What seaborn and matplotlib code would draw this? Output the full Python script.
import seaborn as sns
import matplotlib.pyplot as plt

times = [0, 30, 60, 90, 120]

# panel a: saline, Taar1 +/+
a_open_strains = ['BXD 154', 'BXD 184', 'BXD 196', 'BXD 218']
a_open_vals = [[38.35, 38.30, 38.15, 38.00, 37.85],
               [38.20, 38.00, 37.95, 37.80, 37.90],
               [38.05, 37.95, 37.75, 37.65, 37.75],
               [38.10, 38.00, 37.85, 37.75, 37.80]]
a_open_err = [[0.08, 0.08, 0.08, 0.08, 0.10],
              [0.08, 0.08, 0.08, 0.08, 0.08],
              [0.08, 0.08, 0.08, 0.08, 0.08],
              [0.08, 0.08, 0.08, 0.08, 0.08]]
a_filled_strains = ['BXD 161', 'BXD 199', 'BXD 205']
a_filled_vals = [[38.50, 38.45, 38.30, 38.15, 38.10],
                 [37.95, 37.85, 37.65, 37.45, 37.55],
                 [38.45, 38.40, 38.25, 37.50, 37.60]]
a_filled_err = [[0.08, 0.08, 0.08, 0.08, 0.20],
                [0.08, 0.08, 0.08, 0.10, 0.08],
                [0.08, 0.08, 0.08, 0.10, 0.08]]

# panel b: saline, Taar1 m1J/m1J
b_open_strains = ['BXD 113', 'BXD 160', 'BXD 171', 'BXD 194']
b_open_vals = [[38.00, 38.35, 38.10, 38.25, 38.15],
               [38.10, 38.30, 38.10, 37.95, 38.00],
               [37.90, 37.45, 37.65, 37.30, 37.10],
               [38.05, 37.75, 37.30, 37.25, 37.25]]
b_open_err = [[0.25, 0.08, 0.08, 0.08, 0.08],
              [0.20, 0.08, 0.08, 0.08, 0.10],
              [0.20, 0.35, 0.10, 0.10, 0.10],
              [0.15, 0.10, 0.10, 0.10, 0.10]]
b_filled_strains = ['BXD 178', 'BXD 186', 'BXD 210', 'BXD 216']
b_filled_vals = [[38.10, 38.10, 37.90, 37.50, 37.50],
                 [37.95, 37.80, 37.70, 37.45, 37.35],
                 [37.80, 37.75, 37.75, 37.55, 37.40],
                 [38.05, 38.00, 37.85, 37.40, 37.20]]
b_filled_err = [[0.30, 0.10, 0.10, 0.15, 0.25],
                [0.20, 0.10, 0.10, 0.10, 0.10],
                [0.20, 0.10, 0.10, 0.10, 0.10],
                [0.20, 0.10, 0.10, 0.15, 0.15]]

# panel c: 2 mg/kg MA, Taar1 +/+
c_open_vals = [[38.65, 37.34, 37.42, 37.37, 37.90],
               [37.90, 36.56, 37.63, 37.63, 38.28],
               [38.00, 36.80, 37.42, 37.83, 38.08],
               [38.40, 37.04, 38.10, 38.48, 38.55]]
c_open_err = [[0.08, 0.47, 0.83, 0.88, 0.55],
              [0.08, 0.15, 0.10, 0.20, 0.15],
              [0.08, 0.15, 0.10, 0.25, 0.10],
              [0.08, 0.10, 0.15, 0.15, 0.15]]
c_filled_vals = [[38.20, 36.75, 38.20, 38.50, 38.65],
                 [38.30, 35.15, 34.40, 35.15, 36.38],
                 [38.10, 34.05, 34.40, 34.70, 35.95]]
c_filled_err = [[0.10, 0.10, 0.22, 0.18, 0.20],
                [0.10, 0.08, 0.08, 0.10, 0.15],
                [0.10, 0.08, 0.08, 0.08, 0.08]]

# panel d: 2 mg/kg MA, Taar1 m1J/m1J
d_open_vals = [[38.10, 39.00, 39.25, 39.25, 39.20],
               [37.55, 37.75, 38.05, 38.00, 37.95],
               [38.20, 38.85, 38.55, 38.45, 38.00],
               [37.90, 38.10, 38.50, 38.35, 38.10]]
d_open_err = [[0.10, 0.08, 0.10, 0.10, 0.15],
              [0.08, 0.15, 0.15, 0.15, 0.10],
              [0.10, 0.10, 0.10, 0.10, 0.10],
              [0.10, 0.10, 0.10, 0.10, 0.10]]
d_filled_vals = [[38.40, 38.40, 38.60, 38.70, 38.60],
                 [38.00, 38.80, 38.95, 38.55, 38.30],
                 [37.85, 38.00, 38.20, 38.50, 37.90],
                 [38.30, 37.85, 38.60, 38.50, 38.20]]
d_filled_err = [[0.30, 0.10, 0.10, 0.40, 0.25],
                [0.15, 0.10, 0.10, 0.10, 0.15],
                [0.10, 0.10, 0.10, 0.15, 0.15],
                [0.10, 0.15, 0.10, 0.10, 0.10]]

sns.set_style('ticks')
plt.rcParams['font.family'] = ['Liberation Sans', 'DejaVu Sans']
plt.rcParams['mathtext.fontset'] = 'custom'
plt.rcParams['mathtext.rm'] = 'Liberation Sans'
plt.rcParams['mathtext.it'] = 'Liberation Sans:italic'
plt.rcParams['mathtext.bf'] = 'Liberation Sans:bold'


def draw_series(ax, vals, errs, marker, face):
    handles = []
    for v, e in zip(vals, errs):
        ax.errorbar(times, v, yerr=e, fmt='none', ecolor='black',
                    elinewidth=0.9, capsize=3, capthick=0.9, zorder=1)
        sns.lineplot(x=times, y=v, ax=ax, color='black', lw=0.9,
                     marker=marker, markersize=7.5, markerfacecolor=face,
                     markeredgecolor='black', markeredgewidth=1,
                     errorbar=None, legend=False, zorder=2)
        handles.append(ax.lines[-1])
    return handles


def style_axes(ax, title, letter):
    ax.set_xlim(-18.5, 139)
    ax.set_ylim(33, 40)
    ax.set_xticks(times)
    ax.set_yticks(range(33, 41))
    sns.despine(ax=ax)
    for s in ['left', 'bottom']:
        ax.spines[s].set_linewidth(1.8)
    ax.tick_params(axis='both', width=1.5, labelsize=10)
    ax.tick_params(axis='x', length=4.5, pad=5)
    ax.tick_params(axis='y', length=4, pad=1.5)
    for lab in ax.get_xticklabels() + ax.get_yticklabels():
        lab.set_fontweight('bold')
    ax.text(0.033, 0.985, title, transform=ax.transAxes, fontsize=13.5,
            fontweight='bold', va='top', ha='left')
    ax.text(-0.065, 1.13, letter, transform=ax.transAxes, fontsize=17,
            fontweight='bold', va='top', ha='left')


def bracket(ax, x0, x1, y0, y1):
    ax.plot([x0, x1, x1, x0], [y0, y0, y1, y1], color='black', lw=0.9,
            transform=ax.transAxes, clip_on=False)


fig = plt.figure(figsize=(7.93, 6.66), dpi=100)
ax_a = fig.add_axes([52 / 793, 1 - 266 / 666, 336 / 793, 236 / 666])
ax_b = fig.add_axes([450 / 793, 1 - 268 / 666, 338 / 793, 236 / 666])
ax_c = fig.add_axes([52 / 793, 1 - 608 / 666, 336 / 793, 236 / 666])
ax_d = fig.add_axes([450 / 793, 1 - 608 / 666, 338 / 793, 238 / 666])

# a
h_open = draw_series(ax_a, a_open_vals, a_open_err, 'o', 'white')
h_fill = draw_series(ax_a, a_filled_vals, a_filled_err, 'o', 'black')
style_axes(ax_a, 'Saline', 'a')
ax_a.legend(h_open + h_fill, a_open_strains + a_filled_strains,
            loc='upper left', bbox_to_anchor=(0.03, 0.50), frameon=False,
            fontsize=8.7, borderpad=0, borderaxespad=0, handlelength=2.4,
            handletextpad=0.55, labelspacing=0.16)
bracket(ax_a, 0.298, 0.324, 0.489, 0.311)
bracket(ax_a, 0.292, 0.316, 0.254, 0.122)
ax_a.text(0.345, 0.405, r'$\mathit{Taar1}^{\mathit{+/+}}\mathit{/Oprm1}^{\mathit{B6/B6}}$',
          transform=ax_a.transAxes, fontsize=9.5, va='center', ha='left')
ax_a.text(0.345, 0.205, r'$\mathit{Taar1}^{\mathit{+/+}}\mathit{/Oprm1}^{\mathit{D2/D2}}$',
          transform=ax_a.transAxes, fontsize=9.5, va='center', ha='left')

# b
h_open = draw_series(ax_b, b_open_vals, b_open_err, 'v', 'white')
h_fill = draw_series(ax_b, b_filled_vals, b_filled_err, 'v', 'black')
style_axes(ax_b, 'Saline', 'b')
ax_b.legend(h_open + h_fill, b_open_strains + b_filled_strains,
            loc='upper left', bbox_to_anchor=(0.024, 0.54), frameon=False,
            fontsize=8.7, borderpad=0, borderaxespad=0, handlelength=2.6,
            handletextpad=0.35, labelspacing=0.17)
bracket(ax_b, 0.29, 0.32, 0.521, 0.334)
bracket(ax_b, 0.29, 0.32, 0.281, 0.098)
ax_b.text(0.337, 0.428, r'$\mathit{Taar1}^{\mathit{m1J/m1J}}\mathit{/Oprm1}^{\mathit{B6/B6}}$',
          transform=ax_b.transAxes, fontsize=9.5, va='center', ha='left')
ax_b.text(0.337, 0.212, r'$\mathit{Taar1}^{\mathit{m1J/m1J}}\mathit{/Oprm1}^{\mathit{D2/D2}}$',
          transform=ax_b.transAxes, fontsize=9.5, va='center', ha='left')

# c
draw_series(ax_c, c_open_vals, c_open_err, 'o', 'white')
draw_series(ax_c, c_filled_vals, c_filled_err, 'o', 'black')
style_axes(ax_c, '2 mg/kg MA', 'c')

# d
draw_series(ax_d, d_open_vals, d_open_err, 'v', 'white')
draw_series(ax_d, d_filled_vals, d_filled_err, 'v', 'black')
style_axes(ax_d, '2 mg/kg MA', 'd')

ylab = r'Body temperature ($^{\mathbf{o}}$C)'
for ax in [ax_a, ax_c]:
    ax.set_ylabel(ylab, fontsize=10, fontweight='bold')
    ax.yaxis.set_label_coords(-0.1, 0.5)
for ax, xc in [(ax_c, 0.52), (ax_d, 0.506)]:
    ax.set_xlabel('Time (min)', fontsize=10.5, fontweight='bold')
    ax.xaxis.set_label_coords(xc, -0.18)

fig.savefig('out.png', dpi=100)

**EXERCISE BRIEF:** Your answer should be exactly the lines of the data above, from the first through the line containing "times = [0, 30, 60, 90, 120]".

**RESULT:**
What seaborn and matplotlib code would draw this? Output the full Python script.
import seaborn as sns
import matplotlib.pyplot as plt

times = [0, 30, 60, 90, 120]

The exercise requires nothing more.